Privately held Broad Oak Energy Inc., Dallas, has received an equity commitment of up to $150 million from company management and Warburg Pincus, New York, to acquire, explore and develop oil and gas on the Texas Gulf Coast, and in North Louisiana and New Mexico. Initially, the company is concentrating on tight gas in South Texas and North Louisiana.
Broad Oak chairman and chief executive David Braddock was an executive with Pioneer Natural Resources. President John Coss was vice president of acquisitions at Pioneer and exploration manager at Conoco. Vice president of operations Robert Skinner held that title at Camden Resources.
GeoMechanics International Inc., a reservoir-geomechanics consulting firm, has formed Houston-based E&P company R2R Technologies LLC to explore unconventional reservoirs in the Lower 48. Jeff Barndt is president of R2R. He led M&A evaluation teams for Jefferies (Randall & Dewey), and was previously with Amoco.
Forest Oil Corp., Denver, (NYSE: FST) has transferred the majority of its Alaska business unit to a new subsidiary, Forest Alaska Operating LLC. It has approximately 32 million BOE of estimated proved reserves, and production of approximately 6,000 BOE per day as of Sept. 30. It also owns 186,000 net acres of developed and undeveloped land and interests in production and drilling infrastructure, primarily offshore Cook Inlet.
H. Craig Clark, president and chief executive, says, "This allows us to segregate the financial requirements of a long-lived oil asset in the middle years of its productive life from the financial requirements of our other North American assets, which are in various stages of exploitation and necessarily more capital intensive. We are excited about the prospects for both the Alaska assets and the remaining core assets within Forest and...to segregate and finance them separately."
Houston-based Post Oak Energy Capital has been formed to make equity and equity-related debt investments in the energy industry domestically and internationally. Managing directors are Clint S. Wetmore and Frost W. Cochran. Also in management are Robert H. Walls and Philip A. Davidson. Wetmore was with Royal Dutch Shell's global M&A group; Cochran was chief executive of Appalachian E&P company Belden & Blake; Walls was Enron's post-bankruptcy general counsel; and Davidson was a managing director of Rice Capital. Post Oak recently launched a co-investment agreement with Chicago-based alternative-investment firm Magnetar Capital.
Private-equity firm NGP Energy Capital Management, Irving, Texas, reports that Barclays Capital, the investment-banking division of Barclays Bank Plc, has purchased a 40% stake in the firm.
The investment gives Barclays an asset in the North American energy capital-management business, and gives NGP an investor with a global presence.
NGP chief executive Ken Hersh says, "...In such a global industry as energy, we felt the need to align ourselves with an investor who would position us for whatever the future holds. The energy industry is becoming more complicated each day and is influenced by economic and political events worldwide. An investment by Barclays Capital now gives us access to all of the world's leading economies."

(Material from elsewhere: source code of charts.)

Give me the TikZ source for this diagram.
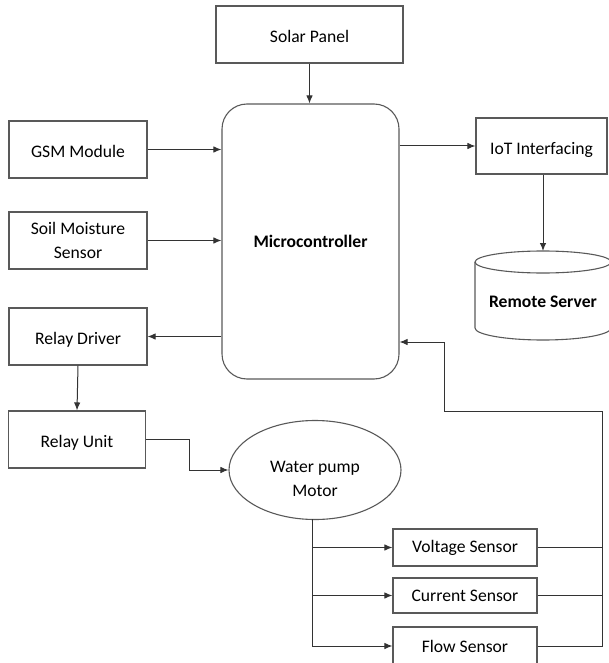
\documentclass[tikz,border=0pt]{standalone}
\usepackage{fontspec}
\setmainfont{Carlito}
\usetikzlibrary{arrows.meta,shapes.geometric}

\tikzset{
  blk/.style={draw=black!65, line width=1.1pt, rectangle, inner sep=0pt,
              align=center, text=black},
  oneline/.style={text height=16pt, text depth=0pt},
  wire/.style={draw=black!80, line width=1pt},
  arr/.style={wire, -{Latex[length=8pt,width=6.5pt]}},
}

\begin{document}
\begin{tikzpicture}[x=1pt, y=-1pt,
  every node/.style={font=\fontsize{17.6}{24.5}\selectfont}]
\useasboundingbox (0,0) rectangle (608,663);

% blocks
\node[blk, oneline, minimum width=187, minimum height=57] (solar) at (309.5,34.5) {Solar Panel};
\node[blk, minimum width=177, minimum height=275, rounded corners=25pt] (mc) at (310.5,241.5) {\bfseries Microcontroller};
\node[blk, oneline, minimum width=138, minimum height=57] (gsm) at (78,149.5) {GSM Module};
\node[blk, minimum width=138, minimum height=57] (soil) at (78,240.5) {Soil Moisture\\Sensor};
\node[blk, oneline, minimum width=138, minimum height=57] (rdrv) at (78,336.5) {Relay Driver};
\node[blk, oneline, minimum width=137, minimum height=57] (runit) at (77,439.5) {Relay Unit};
\node[blk, oneline, minimum width=131, minimum height=56] (iot) at (541.5,146) {IoT Interfacing};

% remote server drawn as a cylinder
\draw[draw=black!65, line width=1.1pt]
  (475,262) -- (475,328) arc[start angle=180, end angle=0, x radius=68, y radius=12] -- (611,262);
\draw[draw=black!65, line width=1.1pt] (543,262) ellipse[x radius=68, y radius=11];
\node[inner sep=0pt, text=black] (server) at (543,302) {\bfseries Remote Server};
\coordinate (srvtop) at (543,251);

% pump motor
\node[draw=black!65, line width=1.1pt, ellipse, minimum width=172, minimum height=99, inner sep=0pt] (pump) at (315,470) {};
\node[align=center, inner sep=0pt, text=black] (pumptxt) at (315,479) {Water pump\\Motor};

% sensors
\node[blk, minimum width=144, minimum height=37] (volt) at (465,547.5) {Voltage Sensor};
\node[blk, minimum width=144, minimum height=35] (curr) at (465,595.5) {Current Sensor};
\node[blk, minimum width=144, minimum height=38] (flow) at (465,646) {Flow Sensor};

% connectors
\draw[arr] (solar.south) -- (solar.south |- mc.north);
\draw[arr] (gsm.east) -- (gsm.east -| mc.west);
\draw[arr] (soil.east) -- (soil.east -| mc.west);
\draw[arr] (mc.west |- rdrv.east) -- (rdrv.east);
\draw[arr] (rdrv.south) -- (runit.north);
\draw[arr] (mc.east |- iot.west) -- (iot.west);
\draw[arr] (iot.south -| srvtop) -- (srvtop);
\draw[arr] (runit.east) -- ++(43,0) |- (pump.west);

% motor to sensors
\coordinate (tap) at (312,519);
\draw[arr] (tap) |- (flow.west);
\draw[arr] (tap |- volt.west) -- (volt.west);
\draw[arr] (tap |- curr.west) -- (curr.west);

% sensor feedback to microcontroller
\coordinate (bus) at (602,411);
\coordinate (fbturn) at (444,342);
\draw[arr] (flow.east) -| (bus) -| (fbturn) -- (fbturn -| mc.east);
\draw[wire] (volt.east) -- (volt.east -| bus);
\draw[wire] (curr.east) -- (curr.east -| bus);
\end{tikzpicture}
\end{document}
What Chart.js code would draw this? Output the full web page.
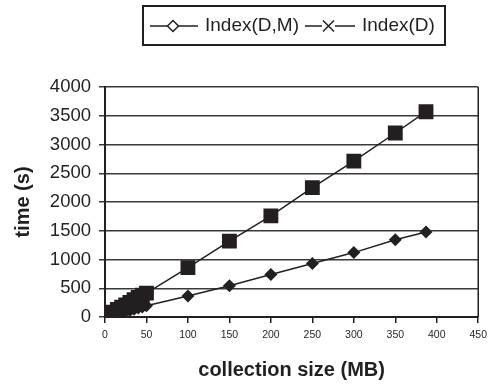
<!DOCTYPE html>
<html>
<head>
<meta charset="utf-8">
<script src="https://cdn.jsdelivr.net/npm/chart.js@4/dist/chart.umd.min.js"></script>
<style>
  html, body { margin: 0; padding: 0; background: #fff; }
  #wrap { width: 493px; height: 385px; }
</style>
</head>
<body>
<div id="wrap"><canvas id="timeChart"></canvas></div>
<script>
const sizes = [1, 5, 10, 15, 20, 25, 30, 35, 40, 45, 50, 100, 150, 200, 250, 300, 350, 387];
const indexDM = [5, 20, 40, 60, 80, 100, 115, 135, 155, 175, 195, 365, 545, 740, 930, 1120, 1345, 1480];
const indexD = [10, 45, 85, 130, 170, 210, 255, 300, 340, 380, 415, 860, 1320, 1760, 2250, 2710, 3200, 3570];
const seriesNames = ['Index(D,M)', 'Index(D)'];
const yTicks = [0, 500, 1000, 1500, 2000, 2500, 3000, 3500, 4000];
const xTicks = [0, 50, 100, 150, 200, 250, 300, 350, 400, 450];

const ink = '#231f20';
const font = 'Liberation Sans, Arial, Helvetica, sans-serif';

const toPoints = (ys) => ys.map((y, i) => ({ x: sizes[i], y: y }));

// legend box and right border of the plot, drawn by hand to match the original
const framePlugin = {
    id: 'frame',
    afterDraw(chart) {
        const ctx = chart.ctx;
        const a = chart.chartArea;
        ctx.save();
        ctx.strokeStyle = ink;
        ctx.lineWidth = 1.5;
        ctx.beginPath();
        ctx.moveTo(a.right, a.top);
        ctx.lineTo(a.right, a.bottom);
        ctx.stroke();

        // legend
        ctx.lineWidth = 2;
        ctx.strokeRect(143, 6, 302, 39);
        ctx.lineWidth = 1.5;
        ctx.font = '19px ' + font;
        ctx.fillStyle = ink;
        ctx.textBaseline = 'middle';
        const cy = 26;
        // item 1: line with open diamond
        ctx.beginPath();
        ctx.moveTo(150, cy); ctx.lineTo(198, cy); ctx.stroke();
        ctx.beginPath();
        ctx.moveTo(173 - 5.5, cy); ctx.lineTo(173, cy - 5.5); ctx.lineTo(173 + 5.5, cy); ctx.lineTo(173, cy + 5.5); ctx.closePath();
        ctx.fillStyle = '#fff'; ctx.fill(); ctx.stroke();
        ctx.fillStyle = ink;
        ctx.fillText(chart.data.datasets[0].label, 205, cy);
        // item 2: line with X
        ctx.beginPath();
        ctx.moveTo(305, cy); ctx.lineTo(355, cy); ctx.stroke();
        ctx.fillStyle = '#fff';
        ctx.fillRect(322, cy - 6, 13, 12);
        ctx.beginPath();
        ctx.moveTo(323, cy - 5.5); ctx.lineTo(334, cy + 5.5);
        ctx.moveTo(334, cy - 5.5); ctx.lineTo(323, cy + 5.5);
        ctx.stroke();
        ctx.fillStyle = ink;
        ctx.fillText(chart.data.datasets[1].label, 362, cy);
        ctx.restore();
    }
};

const ctx = document.getElementById('timeChart').getContext('2d');
new Chart(ctx, {
    type: 'line',
    data: {
        datasets: [
            {
                label: seriesNames[0],
                data: toPoints(indexDM),
                borderColor: ink,
                backgroundColor: ink,
                borderWidth: 1.5,
                pointStyle: 'rectRot',
                pointRadius: 6.5,
                pointBorderWidth: 0
            },
            {
                label: seriesNames[1],
                data: toPoints(indexD),
                borderColor: ink,
                backgroundColor: ink,
                borderWidth: 1.5,
                pointStyle: 'rect',
                pointRadius: 10.5,
                pointBorderWidth: 0
            }
        ]
    },
    options: {
        responsive: true,
        maintainAspectRatio: false,
        animation: false,
        layout: { padding: { top: 87, right: 0, left: 0, bottom: 0 } },
        scales: {
            x: {
                type: 'linear',
                min: 0,
                max: 450,
                afterBuildTicks: (s) => { s.ticks = xTicks.map(v => ({ value: v })); },
                afterFit: (s) => { s.height = 68; },
                border: { color: ink, width: 2 },
                grid: { drawOnChartArea: false, color: ink, tickLength: 6, lineWidth: 1.5 },
                ticks: { color: ink, padding: 6, maxRotation: 0, font: { family: font, size: 10.5 } },
                title: { display: true, text: 'collection size (MB)', color: ink, padding: { top: 0, bottom: 3 }, font: { family: font, size: 20, weight: 'bold' } }
            },
            y: {
                min: 0,
                max: 4000,
                afterBuildTicks: (s) => { s.ticks = yTicks.map(v => ({ value: v })); },
                afterFit: (s) => { s.width = 105; },
                border: { color: ink, width: 2 },
                grid: { color: '#3a3a3a', lineWidth: 1.5, tickLength: 6 },
                ticks: { color: ink, padding: 8, font: { family: font, size: 18.5 }, callback: (v) => String(v) },
                title: { display: true, text: 'time (s)', color: ink, padding: { top: 11, bottom: 0 }, font: { family: font, size: 20, weight: 'bold' } }
            }
        },
        plugins: {
            legend: { display: false },
            tooltip: { enabled: false }
        }
    },
    plugins: [framePlugin]
});
</script>
</body>
</html>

Roger Jenkins, head of principal investing and private equity at Barclays Capital, says, "We see energy as one of the most dynamic and interesting private-equity investment areas over the next 10 to 15 years. We sought a way to jump-start our presence in the direct energy-investment business. [NGP] met all of our criteria, and we are thrilled to make the investment."
Pritchard Capital Partners LLC, New Orleans, has named Stephen A. Landry managing director and head of corporate finance. He was senior vice president and chief financial officer of W&T Offshore Inc. (NYSE: WTI), and senior vice president of energy corporate finance for Jefferies & Co. Inc.
ING Investments LLC has launched ING Risk Managed Natural Resources Fund (NYSE: IRR), a non-diversified closed-end fund that invests equity in energy and other natural-resources companies. The fund raised $415 million in an IPO. Citigroup Global Markets Inc. was sole book-runner and lead manager, and Merrill Lynch and A.G. Edwards & Sons Inc. were co-lead managers.
Houston-based Stallion Oilfield Services Inc. has withdrawn its filing for a $287.5-million IPO. Lehman Brothers, Credit Suisse and UBS Investment Bank were underwriters. Stallion provides wellsite support services and construction and logistics services to E&P companies throughout the U.S.